Riscos de um ‘ano dos repetitivos’

Se 2025 trouxe ganhos claros em termos de segurança jurídica, também acendeu alguns alertas.

Três deles merecem ser destacados:

1. Risco de engessamento

O volume de teses fixadas em tão curto espaço de tempo – dezenas apenas entre março e agosto – pode gerar a sensação de um Direito do Trabalho “congelado”, pouco responsivo a dinâmicas sociais e econômicas em rápida transformação.

2. Distância entre tese e caso concreto

Quanto mais abstrata e abrangente a tese, maior o risco de distanciamento em relação à realidade específica de determinados setores, sobretudo aqueles com modelos de organização do trabalho muito particulares (fintechs, plataformas digitais, economia sob demanda).

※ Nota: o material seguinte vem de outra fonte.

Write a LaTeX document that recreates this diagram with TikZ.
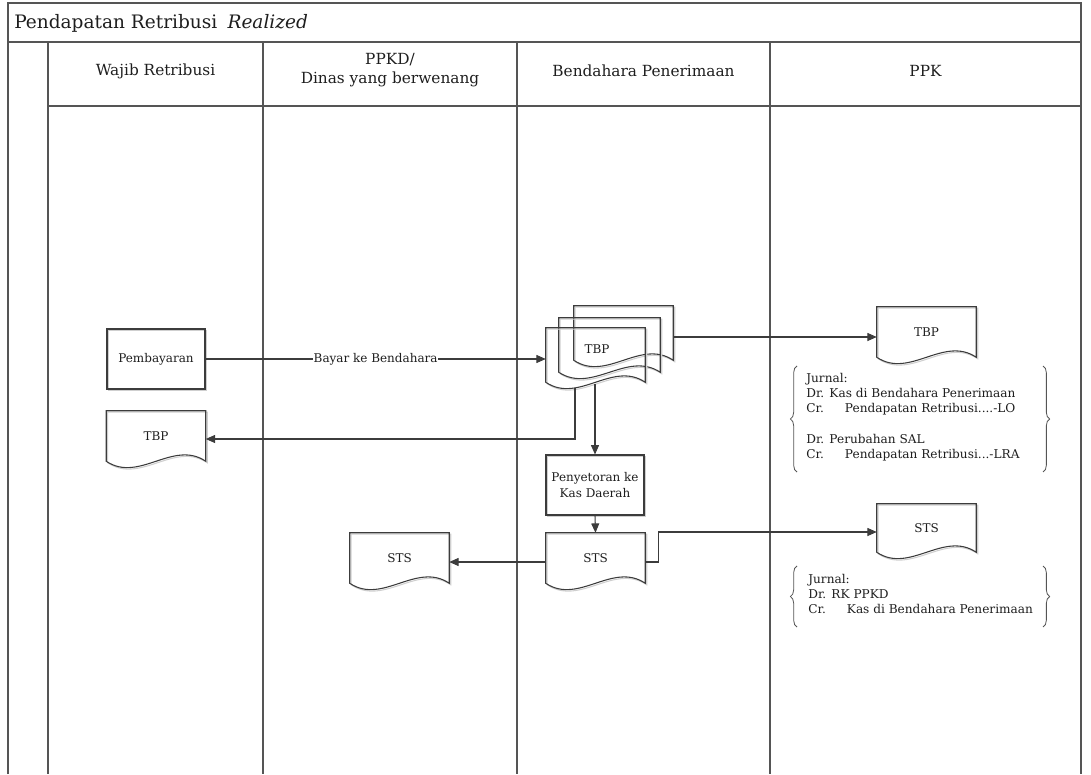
\documentclass[tikz,border=0pt]{standalone}
\usepackage{fontspec}
\setmainfont{DejaVu Serif}
\usetikzlibrary{arrows.meta,calc,decorations.pathreplacing}
\definecolor{ln}{HTML}{3C3C3C}
\definecolor{fr}{HTML}{555555}
\definecolor{sh}{HTML}{CFCFCF}
\definecolor{tx}{HTML}{1E1E1E}
\newcommand\docshape[1]{%
  \draw[docline] (#1.north west) -- (#1.north east) -- (#1.south east)
    .. controls ($(#1.south east)!0.33!(#1.south west)+(0,-22)$) and ($(#1.south east)!0.67!(#1.south west)+(0,22)$) .. (#1.south west) -- cycle;}
\tikzset{
  shd/.style={preaction={draw=sh,line width=0.8pt,transform canvas={xshift=1.1pt,yshift=-1.1pt}}},
  docline/.style={draw=ln,line width=0.8pt,shd},
  procbox/.style={draw=ln,line width=0.8pt,shd,rectangle,minimum width=73.5pt,minimum height=45pt,inner sep=1pt,align=center,font=\fontsize{9pt}{11.5pt}\selectfont,text=tx},
  docnode/.style={rectangle,draw=none,minimum width=74.25pt,minimum height=37.5pt,inner sep=0pt,font=\fontsize{9pt}{11pt}\selectfont,text=tx},
  arr/.style={draw=ln,line width=0.8pt,-{Triangle[length=7pt,width=6pt]}},
  frame/.style={draw=fr,line width=1.5pt},
  lane/.style={draw=fr,line width=1.1pt},
  hdr/.style={font=\fontsize{11.5pt}{14pt}\selectfont,text=tx,align=center,inner sep=0pt},
  jtext/.style={anchor=north west,align=left,inner sep=0pt,font=\fontsize{9.1pt}{11.4pt}\selectfont,text=tx},
  brc/.style={draw=fr,line width=0.6pt,decorate,decoration={brace,amplitude=5pt,aspect=0.5}}
}
\begin{document}
\begin{tikzpicture}[x=0.75pt,y=-0.75pt]
\useasboundingbox (0,0) rectangle (1091,774);
% frame and lanes
\draw[frame] (8,774) -- (8,3) -- (1081,3) -- (1081,774);
\draw[frame] (8,42) -- (1081,42);
\draw[lane] (48,106) -- (1081,106);
\draw[lane] (48,42) -- (48,774);
\draw[lane] (263,42) -- (263,774);
\draw[lane] (517,42) -- (517,774);
\draw[lane] (770,42) -- (770,774);
% title and headers
\node[anchor=west,inner sep=0pt,text=tx,font=\fontsize{13.9pt}{16pt}\selectfont] (title) at (14,23) {Pendapatan Retribusi\hspace{0.55em}\textit{Realized}};
\node[hdr] (h1) at (155.5,71) {Wajib Retribusi};
\node[hdr] (h2) at (390,70) {PPKD/\\Dinas yang berwenang};
\node[hdr] (h3) at (643.5,71) {Bendahara Penerimaan};
\node[hdr] (h4) at (925.5,71) {PPK};
% process boxes
\node[procbox] (pemb) at (156,359) {Pembayaran};
\node[procbox] (peny) at (595,485) {Penyetoran ke\\Kas Daerah};
% documents
\node[docnode] (tbpL) at (156,436) {TBP};
\docshape{tbpL}
\node[docnode,minimum height=40.5pt] (back) at (623.5,333) {};
\node[docnode,minimum height=40.5pt,minimum width=75.75pt] (mid) at (609.5,345) {};
\node[docnode,minimum height=40.5pt] (front) at (595.5,355) {};
\docshape{back}
\docshape{mid}
\docshape{front}
\node[docnode,minimum height=0pt,minimum width=0pt] (tbpM) at (597,349) {TBP};
\node[docnode] (stsM) at (595.5,558) {STS};
\docshape{stsM}
\node[docnode] (stsL) at (399.5,558) {STS};
\docshape{stsL}
\node[docnode] (tbpR) at (926.5,332) {TBP};
\docshape{tbpR}
\node[docnode,minimum height=36pt] (stsR) at (926.5,528) {STS};
\docshape{stsR}
% connectors
\draw[arr] (pemb.east) -- node[fill=white,inner sep=0.5pt,font=\fontsize{9pt}{11pt}\selectfont,text=tx] (lblbayar) {Bayar ke Bendahara} (pemb.east -| front.west);
\coordinate (retstart) at (575,388);
\draw[arr] (retstart) |- ([yshift=-2.25pt]tbpL.east);
\coordinate (dwnstart) at (595,384);
\draw[arr] (dwnstart) -- (peny.north);
\draw[arr] (peny.south) -- (stsM.north);
\coordinate (bexit) at ([yshift=-3pt]back.east);
\draw[arr] (bexit) -- (bexit -| tbpR.west);
\draw[arr] ([yshift=-3pt]stsM.west) -- ([yshift=-3pt]stsL.east);
\coordinate (sexit) at ([yshift=-3pt]stsM.east);
\draw[arr] (sexit) -- ++(13,0) |- ([yshift=-3pt]stsR.west);
% journals
\node[jtext] (j1) at (806,373) {Jurnal:\\Dr. Kas di Bendahara Penerimaan\\\makebox[29pt][l]{Cr.}Pendapatan Retribusi....-LO\\[11.4pt]Dr. Perubahan SAL\\\makebox[29pt][l]{Cr.}Pendapatan Retribusi...-LRA};
\draw[brc] (797,472) -- (797,366);
\draw[brc] (1043,366) -- (1043,472);
\node[jtext] (j2) at (808,574) {Jurnal:\\Dr. RK PPKD\\\makebox[29pt][l]{Cr.}Kas di Bendahara Penerimaan};
\draw[brc] (797,627) -- (797,566);
\draw[brc] (1043,566) -- (1043,627);
\end{tikzpicture}
\end{document}
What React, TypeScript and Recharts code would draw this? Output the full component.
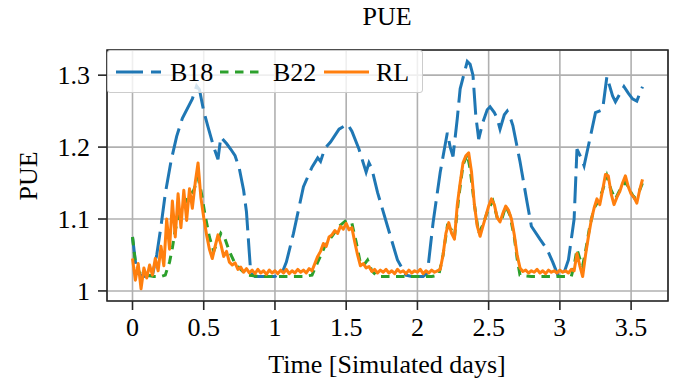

3. Possíveis atritos com o STF

Em temas como terceirização, desconsideração da personalidade jurídica e negociação coletiva, um TST que legisla por teses em alta velocidade pode se aproximar perigosamente da fronteira com a competência do Supremo. O próprio debate em torno do Tema 29 é exemplo disso: qualquer sinalizado descompasso com a ADPF 324 e os Temas 725 e 739 tende a reabrir, no STF, a discussão sobre os limites da Justiça do Trabalho.

2026 em diante: como se posicionar diante do novo contencioso

Se 2025 foi o ano dos repetitivos, 2026 será o ano de testar, na prática, a sua eficácia. Do ponto de vista estratégico, enxergamos alguns caminhos. São eles:

Reorganizar o contencioso em torno de teses

Escritórios, departamentos jurídicos e sindicatos precisarão revisar suas carteiras de processos à luz das novas teses, mapeando quais grupos de ações são afetados por cada tese repetitiva e reorganizando as prioridades de atuação a partir disso.

Aprimorar o diálogo entre consultivo e contencioso

Em ambiente de precedentes fortes, a linha que separa o contencioso do consultivo se torna mais tênue: contratos, políticas internas e instrumentos coletivos devem ser escritos já a partir do repertório de teses fixadas.

Ocupar o espaço dos precedentes qualificados

Quem participa ativamente de IRRs — por meio de manifestações técnicas, memoriais e atuação como amicus curiae — ajuda a desenhar o mapa do Direito do Trabalho para os próximos anos. A litigância estratégica, nesse cenário, desloca-se do caso individual para a formulação da tese.

Monitorar temas sensíveis ainda pendentes

Além do Tema 29, permanecem em curso IRRs relevantes sobre jornada, turnos, normas coletivas e outros pontos centrais. A forma como o TST os resolverá dirá até onde vai a expansão do sistema de precedentes na seara trabalhista.

2025 mostrou que o TST assumiu, de vez, o protagonismo na governança de precedentes trabalhistas. O desafio, daqui para frente, será equilibrar segurança jurídica e capacidade de adaptação, de modo que a Justiça do Trabalho continue sendo não apenas previsível, mas também responsiva à complexidade das relações de trabalho contemporâneas.

Para empresas, trabalhadores e sindicatos, ignorar esse novo ambiente não é mais uma opção. O contencioso do futuro será cada vez menos sobre “quem tem razão neste caso específico” e cada vez mais sobre como se posicionar em relação às teses que moldam, em bloco, o Direito do Trabalho brasileiro.